Tsubo is the Japanese name for pressure points, acupressure points, or vital points, more generally known as acupoints. The existence of (functional) acupressure points in the body is widely recognized in a variety of traditional medicine systems, such as those of China, India, and Thailand, to give some examples.
The tsubo typically lie along Vital Life Energy pathways, called Meridians in both Traditional Japanese Medicine and Traditional Chinese Medicine (TCM). These tsubo pressure points are usually considered “weak” or “sensitive” points, while being “doorways” to manipulating i.e. unblocking Ki Life Energy flow through the Meridians.
As is the case in Traditional Chinese Medicine there are many hundreds or even thousands acupoints known, located in different parts of the body, but generally around 365 points are more or less officially recognized.

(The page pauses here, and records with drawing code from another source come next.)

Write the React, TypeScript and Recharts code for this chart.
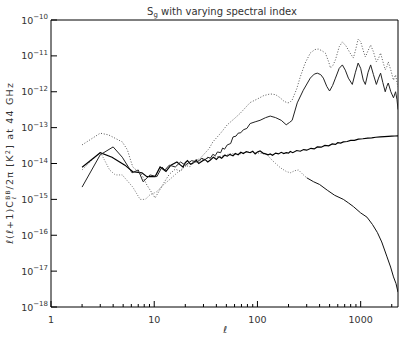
import React from 'react';
import { LineChart, Line, XAxis, YAxis, ReferenceArea } from 'recharts';

const W = 415;
const H = 346;
const FONT = '"DejaVu Sans", "Liberation Sans", sans-serif';
const INK = '#333';
const FRAME = '#000';

const xMajor = [1, 10, 100, 1000];
const xTicks = [1, 2, 3, 4, 5, 6, 7, 8, 9, 10, 20, 30, 40, 50, 60, 70, 80, 90, 100, 200, 300, 400, 500, 600, 700, 800, 900, 1000, 2000];
const yTicks = [1e-18, 1e-17, 1e-16, 1e-15, 1e-14, 1e-13, 1e-12, 1e-11, 1e-10];
const xDomain = [1, 2300];
const yDomain = [1e-18, 1e-10];

const seriesA: [number, number][] = [
  [2, 3.3e-14], [3, 7e-14], [3.6, 6.3e-14], [4.9, 4e-14], [5.5, 2.4e-14], [5.8, 1.45e-14], [6.2, 8e-15],
  [7.6, 4.8e-15], [8.5, 2.5e-15], [10.2, 1.1e-15], [11, 1.6e-15], [12.5, 3e-15], [14, 5e-15], [16, 7e-15],
  [18, 6e-15], [20, 9e-15], [22, 8e-15], [25, 1.2e-14], [28, 1.4e-14], [30, 1.75e-14], [34, 2.6e-14],
  [37, 4e-14], [44, 7e-14], [51, 1.2e-13], [60, 1.8e-13], [68, 2.5e-13], [85, 5e-13], [100, 6.3e-13],
  [115, 7.8e-13], [133, 8.7e-13], [150, 8.3e-13], [166, 6.8e-13], [180, 5.5e-13], [195, 4.9e-13],
  [205, 5e-13], [217, 5.9e-13], [240, 1.2e-12], [260, 2.6e-12], [290, 6.3e-12], [325, 1.2e-11],
  [360, 1.5e-11], [388, 1.55e-11], [420, 1.4e-11], [455, 1.2e-11], [490, 6.8e-12], [510, 4.6e-12],
  [540, 5.5e-12], [570, 7.8e-12], [620, 1.8e-11], [665, 2.45e-11], [720, 1.9e-11], [790, 1.2e-11],
  [850, 8.7e-12], [900, 1.6e-11], [945, 2.95e-11], [1000, 2.5e-11], [1060, 1.4e-11], [1110, 9.3e-12],
  [1180, 1.4e-11], [1250, 2e-11], [1330, 1.3e-11], [1420, 6.8e-12], [1490, 8.5e-12], [1560, 1.2e-11],
  [1640, 7e-12], [1730, 4.1e-12], [1790, 5e-12], [1850, 6.8e-12], [1960, 4e-12], [2080, 2.1e-12],
  [2180, 2.95e-12], [2250, 1.8e-12], [2300, 1.35e-12],
];

const seriesB: [number, number][] = [
  [2, 2.2e-15], [3, 1.75e-14], [4, 2.9e-14], [4.9, 1.5e-14], [6.1, 5.5e-15], [7, 6.6e-15], [7.8, 3.1e-15],
  [9.1, 4.8e-15], [10.6, 4.3e-15], [11.9, 8e-15], [12.7, 6.6e-15], [14, 9e-15], [16, 8e-15], [18, 1.1e-14],
  [20, 9e-15], [23, 1.2e-14], [26, 1.1e-14], [29, 1.4e-14], [31, 1.25e-14], [33, 1.5e-14], [35, 1.4e-14],
  [37, 1.8e-14], [39, 1.65e-14], [41, 2.1e-14], [44, 2e-14], [46, 2.7e-14], [48, 2.5e-14], [51, 3.3e-14],
  [55, 3.6e-14], [58, 5.5e-14], [62, 5.8e-14], [65, 7e-14], [69, 7.2e-14], [73, 8.7e-14], [79, 9.5e-14],
  [85, 1.3e-13], [95, 1.45e-13], [106, 1.6e-13], [120, 1.9e-13], [133, 2.1e-13], [150, 1.9e-13],
  [170, 1.6e-13], [190, 1.2e-13], [205, 1.4e-13], [217, 1.6e-13], [243, 4.9e-13], [278, 1.1e-12],
  [325, 2.4e-12], [355, 3.1e-12], [380, 3.3e-12], [410, 3e-12], [435, 2.4e-12], [470, 1.4e-12],
  [500, 1.05e-12], [535, 1.5e-12], [570, 2.4e-12], [620, 4.5e-12], [665, 5.6e-12], [710, 4e-12],
  [760, 2.4e-12], [830, 1.6e-12], [890, 3.5e-12], [945, 6.3e-12], [1000, 4.5e-12], [1060, 2.1e-12],
  [1110, 1.6e-12], [1180, 3.5e-12], [1250, 5.6e-12], [1330, 3e-12], [1420, 1.6e-12], [1490, 2.4e-12],
  [1560, 3.3e-12], [1640, 1.8e-12], [1730, 1e-12], [1790, 1.4e-12], [1850, 1.75e-12], [1960, 1e-12],
  [2080, 6.8e-13], [2180, 1e-12], [2250, 6e-13], [2300, 3.2e-13],
];

const seriesC: [number, number][] = [
  [2, 7.9e-15], [3, 2e-14], [3.9, 1.5e-14], [5.2, 9e-15], [6.2, 5.9e-15], [7.6, 5.5e-15], [8.5, 4.3e-15],
  [10.2, 4.3e-15], [11.4, 8e-15], [13, 6e-15], [14.5, 9e-15], [16.6, 1.1e-14], [18, 9e-15], [19, 8e-15],
  [20, 1.05e-14], [21, 1.2e-14], [22.5, 9.5e-15], [24, 1.05e-14], [25.5, 1.25e-14], [27, 1e-14],
  [29, 1.15e-14], [31, 1.3e-14], [33, 1.1e-14], [35, 1.25e-14], [37.5, 1.5e-14], [40, 1.3e-14],
  [42.5, 1.55e-14], [45, 1.4e-14], [48, 1.7e-14], [51, 1.6e-14], [54, 1.8e-14], [58, 1.65e-14],
  [61, 1.9e-14], [65, 1.75e-14], [69, 2.05e-14], [73, 1.9e-14], [78, 2.15e-14], [85, 2e-14], [90, 2.2e-14],
  [95, 1.85e-14], [100, 2.1e-14], [106, 2.25e-14], [113, 1.95e-14], [120, 1.85e-14], [127, 1.75e-14],
  [133, 1.85e-14], [140, 1.7e-14], [150, 1.95e-14], [160, 1.85e-14], [170, 2.05e-14], [180, 1.9e-14],
  [190, 2e-14], [200, 1.95e-14], [208, 2.15e-14], [220, 2e-14], [240, 2.3e-14], [260, 2.2e-14],
  [280, 2.45e-14], [300, 2.35e-14], [330, 2.65e-14], [355, 2.55e-14], [380, 2.9e-14], [415, 2.85e-14],
  [450, 3.2e-14], [490, 3.1e-14], [530, 3.5e-14], [570, 3.4e-14], [600, 3.8e-14], [640, 3.7e-14],
  [680, 4e-14], [740, 4.1e-14], [800, 4.4e-14], [870, 4.4e-14], [950, 4.8e-14], [1050, 4.9e-14],
  [1170, 5.1e-14], [1280, 5.2e-14], [1400, 5.4e-14], [1550, 5.5e-14], [1700, 5.6e-14], [1850, 5.7e-14],
  [2000, 5.8e-14], [2150, 5.85e-14], [2300, 5.9e-14],
];

const seriesD: [number, number][] = [
  [2, 6.6e-15], [3, 2.1e-14], [3.7, 6.6e-15], [4.2, 4.8e-15], [4.9, 4.8e-15], [6.2, 2.2e-15], [7.3, 1e-15],
  [8.2, 1e-15], [9.1, 1.35e-15], [10.5, 1.6e-15], [12.2, 2.5e-15], [14, 3.5e-15], [16.7, 5.5e-15],
  [19, 7.5e-15], [22, 1e-14], [26, 1.1e-14], [30, 1.3e-14], [37, 1.5e-14], [45, 1.6e-14], [55, 1.9e-14],
  [65, 1.8e-14], [80, 2.1e-14], [95, 2e-14], [110, 1.9e-14], [124, 1.75e-14], [140, 1.2e-14],
  [167, 7.6e-15], [190, 6e-15], [208, 5.5e-15], [230, 6.3e-15], [250, 6.6e-15], [275, 5e-15],
  [300, 4e-15], [350, 3.1e-15], [400, 2.6e-15], [475, 1.8e-15], [560, 1.3e-15], [680, 1e-15],
  [760, 8e-16], [850, 6.3e-16], [1000, 4.2e-16], [1150, 3.2e-16], [1300, 2e-16], [1450, 1.2e-16],
  [1600, 6.5e-17], [1800, 2.5e-17], [1950, 1.3e-17], [2080, 6.9e-18], [2200, 4.5e-18], [2300, 2.6e-18],
];

const SPLIT_L = 300;

const toRows = (s: [number, number][]) => s.map(([l, v]) => ({ l, v }));
const rowsA = toRows(seriesA);
const rowsB = toRows(seriesB);
const rowsC = toRows(seriesC);
const rowsD1 = toRows(seriesD.filter(([l]) => l <= SPLIT_L));
const rowsD2 = toRows(seriesD.filter(([l]) => l >= SPLIT_L));

const isMajor = (v: number) => xMajor.indexOf(v) >= 0;

const BottomTick = (props: any) => {
  const x = Number(props.x);
  const y = Number(props.y);
  const major = isMajor(props.payload.value);
  return (
    <g>
      <rect x={x - 0.5} y={y - (major ? 6 : 3)} width={1} height={major ? 6 : 3} fill={FRAME} />
      {major && (
        <text x={x} y={y + 16} textAnchor="middle" fontSize={9.5} fill={INK} fontFamily={FONT}>
          {props.payload.value}
        </text>
      )}
    </g>
  );
};

const TopTick = (props: any) => {
  const x = Number(props.x);
  const y = Number(props.y);
  const major = isMajor(props.payload.value);
  return <rect x={x - 0.5} y={y} width={1} height={major ? 6 : 3} fill={FRAME} />;
};

const LeftTick = (props: any) => {
  const x = Number(props.x);
  const y = Number(props.y);
  const e = Math.round(Math.log10(props.payload.value));
  return (
    <g>
      <rect x={x} y={y - 0.5} width={6} height={1} fill={FRAME} />
      <text x={x - 3} y={y + 3.5} textAnchor="end" fontSize={9.5} fill={INK} fontFamily={FONT}>
        <tspan>10</tspan>
        <tspan dy={-4.5} fontSize={7}>{'\u2212' + Math.abs(e)}</tspan>
      </text>
    </g>
  );
};

const RightTick = (props: any) => {
  const x = Number(props.x);
  const y = Number(props.y);
  return <rect x={x - 6} y={y - 0.5} width={6} height={1} fill={FRAME} />;
};

export default function App() {
  return (
    <div style={{ position: 'absolute', left: 0, top: 0, width: W, height: H, background: '#fff' }}>
      <LineChart width={W} height={H} margin={{ top: 20, right: 17, bottom: 0, left: 0 }}>
        <XAxis xAxisId="b" dataKey="l" type="number" scale="log" domain={xDomain} allowDataOverflow
          ticks={xTicks} interval={0} height={39} tickSize={0} tickMargin={0} tickLine={false}
          axisLine={false} tick={<BottomTick />} />
        <XAxis xAxisId="t" orientation="top" dataKey="l" type="number" scale="log" domain={xDomain} allowDataOverflow
          ticks={xTicks} interval={0} height={0} tickSize={0} tickMargin={0} tickLine={false}
          axisLine={false} tick={<TopTick />} />
        <YAxis yAxisId="l" type="number" scale="log" domain={yDomain} allowDataOverflow
          ticks={yTicks} interval={0} width={51} tickSize={0} tickMargin={0} tickLine={false}
          axisLine={false} tick={<LeftTick />} />
        <YAxis yAxisId="r" orientation="right" type="number" scale="log" domain={yDomain} allowDataOverflow
          ticks={yTicks} interval={0} width={0} tickSize={0} tickMargin={0} tickLine={false}
          axisLine={false} tick={<RightTick />} />
        <ReferenceArea xAxisId="b" yAxisId="l" x1={xDomain[0]} x2={xDomain[1]} y1={yDomain[0]} y2={yDomain[1]}
          fill="none" fillOpacity={0} stroke={FRAME} strokeWidth={1} strokeOpacity={1} ifOverflow="visible" />
        <Line xAxisId="b" yAxisId="l" data={rowsD1} dataKey="v" type="linear" stroke="#777" strokeWidth={1}
          strokeDasharray="1 1.6" dot={false} isAnimationActive={false} />
        <Line xAxisId="b" yAxisId="l" data={rowsD2} dataKey="v" type="linear" stroke="#111" strokeWidth={1}
          dot={false} isAnimationActive={false} />
        <Line xAxisId="b" yAxisId="l" data={rowsC} dataKey="v" type="linear" stroke="#000" strokeWidth={1.2}
          dot={false} isAnimationActive={false} />
        <Line xAxisId="b" yAxisId="l" data={rowsB} dataKey="v" type="linear" stroke="#222" strokeWidth={1}
          dot={false} isAnimationActive={false} />
        <Line xAxisId="b" yAxisId="l" data={rowsA} dataKey="v" type="linear" stroke="#555" strokeWidth={1}
          strokeDasharray="1 1.8" dot={false} isAnimationActive={false} />
      </LineChart>
      <svg width={W} height={H} style={{ position: 'absolute', left: 0, top: 0, pointerEvents: 'none' }}>
        <text x={222} y={15} textAnchor="middle" fontSize={10} fill={INK} fontFamily={FONT}>
          <tspan>S</tspan>
          <tspan dy={2} fontSize={7}>g</tspan>
          <tspan dy={-2}> with varying spectral index</tspan>
        </text>
        <text x={225} y={333} textAnchor="middle" fontSize={9.5} fontStyle="italic" fill={INK} fontFamily={FONT}>
          {'\u2113'}
        </text>
        <text transform="translate(13,163) rotate(-90)" x={0} y={0} textAnchor="middle" fontSize={9.5}
          letterSpacing={1.2} fill={INK} fontFamily={FONT}>
          <tspan>{'\u2113(\u2113+1)C'}</tspan>
          <tspan dy={-3.5} fontSize={6}>BB</tspan>
          <tspan dx={-10} dy={6.5} fontSize={6}>{'\u2113'}</tspan>
          <tspan dx={6} dy={-3}>{'/2\u03c0   [K'}</tspan>
          <tspan dy={-3.5} fontSize={6.5}>2</tspan>
          <tspan dy={3.5}>{']  at 44 GHz'}</tspan>
        </text>
      </svg>
    </div>
  );
}
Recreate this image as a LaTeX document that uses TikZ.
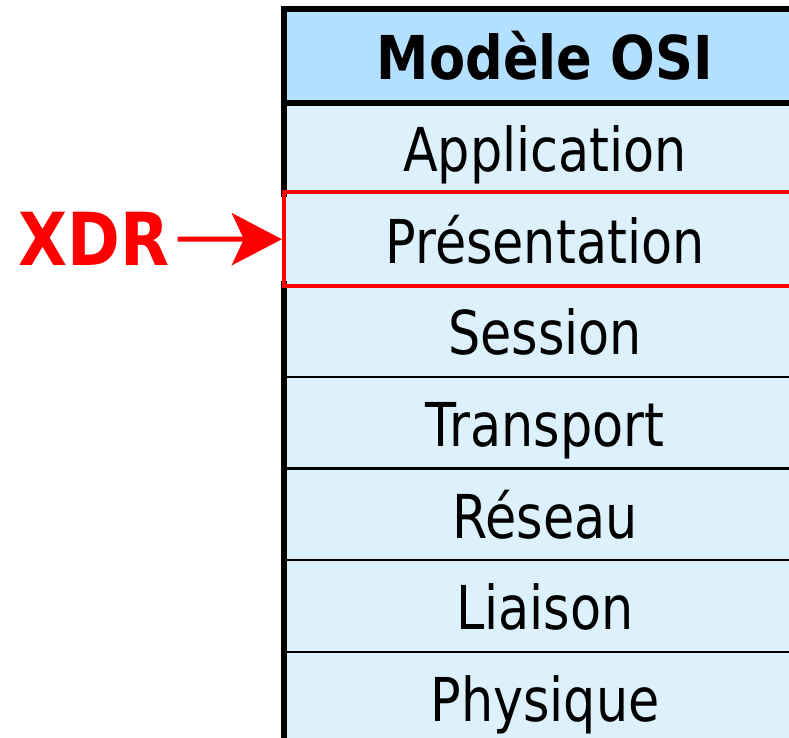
\documentclass[tikz,border=0pt]{standalone}
\usepackage{fontspec}
\setmainfont{DejaVu Sans}[FakeStretch=0.84, BoldFeatures={FakeStretch=0.87}]
\usetikzlibrary{arrows.meta,positioning}
\definecolor{headblue}{HTML}{B3E0FF}
\definecolor{rowblue}{HTML}{DDF1FD}
\definecolor{xdrred}{HTML}{FF0000}
\tikzset{
  layer/.style={draw, line width=1.5pt, fill=rowblue, minimum width=13cm,
    minimum height=2.2925cm, inner sep=0pt, text height=34pt, text depth=0pt,
    font=\fontsize{43}{50}\selectfont},
  title layer/.style={layer, fill=headblue, font=\fontsize{43}{50}\selectfont\bfseries},
  frame/.style={line width=4.3pt, line cap=rect},
  red frame/.style={draw=xdrred, line width=2.9pt},
  xdr label/.style={text=xdrred, inner sep=0.2cm, text height=38pt, text depth=0pt,
    font=\fontsize{52}{58}\selectfont\bfseries},
  xdr arrow/.style={-{Stealth[length=1.25cm, width=1.3cm, inset=0.3cm]}, xdrred,
    line width=3.5pt, shorten >=0.05cm},
}
\begin{document}
\begin{tikzpicture}[x=0.025cm, y=-0.025cm]
  \useasboundingbox (0,0) rectangle (789,737);
  \clip (0,0) rectangle (789,737);

  % Layers
  \node[title layer] (osi) at (545,55.85) {Modèle OSI};
  \node[layer] (app) at (545,147.55) {Application};
  \node[layer] (pres) at (545,239.25) {Présentation};
  \node[layer] (sess) at (545,330.95) {Session};
  \node[layer] (trans) at (545,422.65) {Transport};
  \node[layer] (res) at (545,514.35) {Réseau};
  \node[layer] (liai) at (545,606.05) {Liaison};
  \node[layer] (phys) at (545,697.75) {Physique};

  % Thick border
  \draw[frame] (osi.south west) -- (osi.north west) -- (osi.north east);
  \draw[frame] (osi.south west) -- (osi.south east);
  \draw[frame] (osi.south west) -- (app.south west);
  \draw[frame] (sess.north west) -- (phys.south west);

  % Highlighted layer
  \draw[red frame] (pres.south east) -- (pres.south west) -- (pres.north west) -- (pres.north east);

  % XDR
  \node[xdr label] (xdr) at (94,239) {XDR};
  \draw[xdr arrow] (xdr) -- (pres.west);
\end{tikzpicture}
\end{document}
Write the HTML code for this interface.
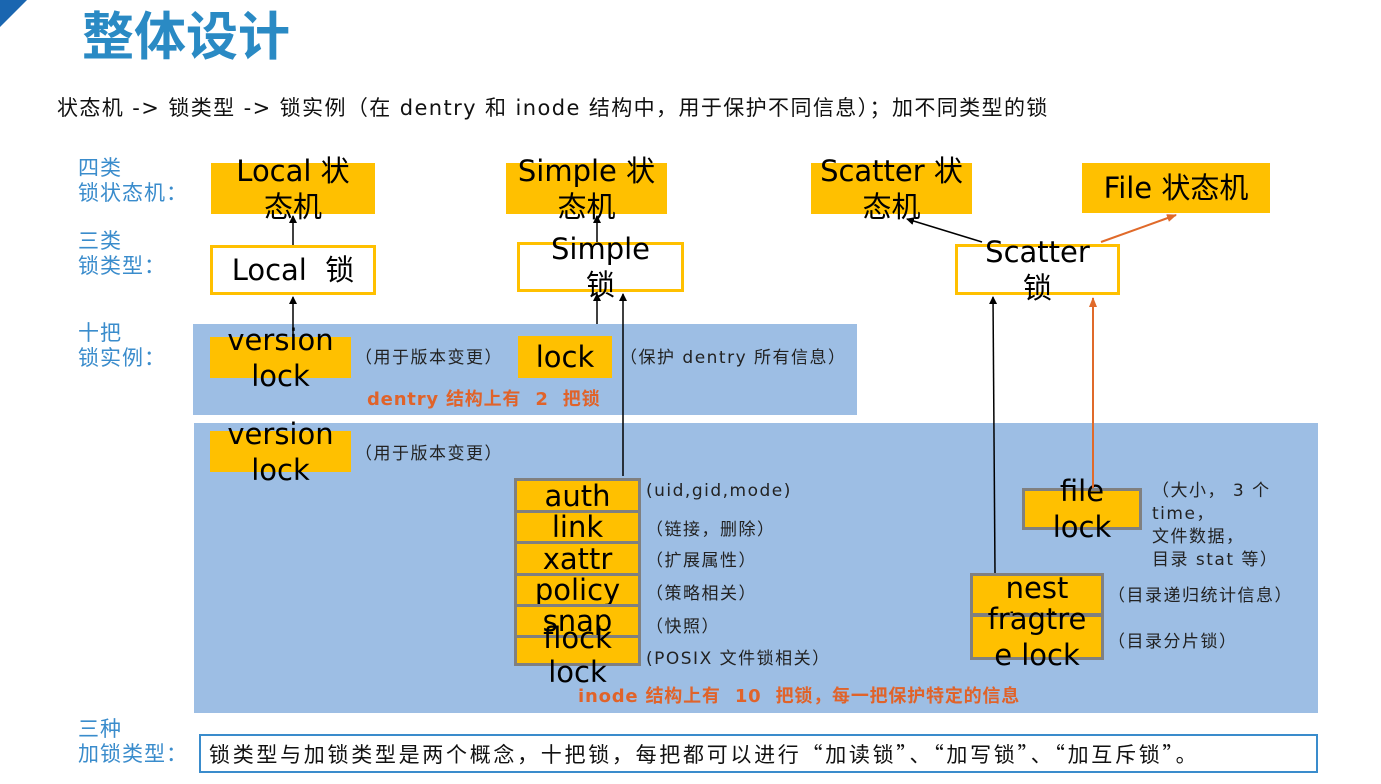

Different tsubo pressure points have different characteristics; some tsubo can stimulate one or more Meridians, others directly influence an organ, or perhaps balance or promote emotional, mental, or physiological functions, and so on.
The “feel” of a tsubo can indicate health disorders on one side, and on the other side the tsubo can be manipulated to influence healthy functioning of body and mind, which includes relief of pains, tensions, and stress, among others.
An acupressure therapist (or acupuncture therapist) will usually manipulate specific tsubo — based on his or her diagnosis — with the goal of reaching a predefined healing result. A treatment may be based only on pressing (or inserting needles) on certain acupressure points, or acupressure techniques may be integrated within a more general massage session.